Una mano salva l’altra
A trarre in salvo il bambino cinese sommerso dall’onda impazzita di piazza San Carlo sono stati un Federico italiano e un Mohammad senegalese. Ma più che la diversa pigmentazione della pelle dei protagonisti, di questa storia mi ha colpito qualcosa di invisibile agli occhi. Anche Mohammad era stato travolto dalla folla in fuga. Proprio quando aveva creduto di morire soffocato sotto la pressione degli altri corpi, una mano si era abbassata verso la sua e lo aveva riportato a galla, nel mondo dei vivi. Mohammad dice di avere sentito un pensiero farsi largo nella sua testa: «Prima di andare via, anche tu devi salvare qualcuno». Così aveva aguzzato lo sguardo.

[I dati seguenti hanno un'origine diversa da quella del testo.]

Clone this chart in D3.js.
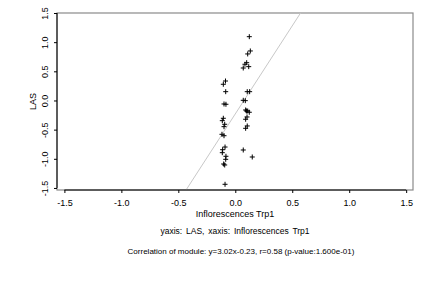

E visto il bambino.
La sua parabola di beneficato-benefattore riporta alla mente quella del miliardario che dispensava biglietti da dieci dollari ai barboni di New York, travestito da Babbo Natale per non farsi riconoscere. A chi gli chiedeva le ragioni della sua schiva generosità, rispondeva che da giovane era stato un barbone anche lui. Una sera aveva cenato a sbafo in un locale e il cameriere minacciava di chiamare la polizia. Ma il proprietario aveva poggiato un biglietto da dieci dollari sul tavolo: «Signore, le sono caduti questi», gli aveva detto. E il suo cuore si era aperto per sempre. A differenza delle parole, i gesti parlano al nostro subconscio. La loro potenza emulativa è strabiliante. Quel bambino cinese lo hanno salvato in tre: Federico, Mohammad e la mano ignota che ha salvato lui.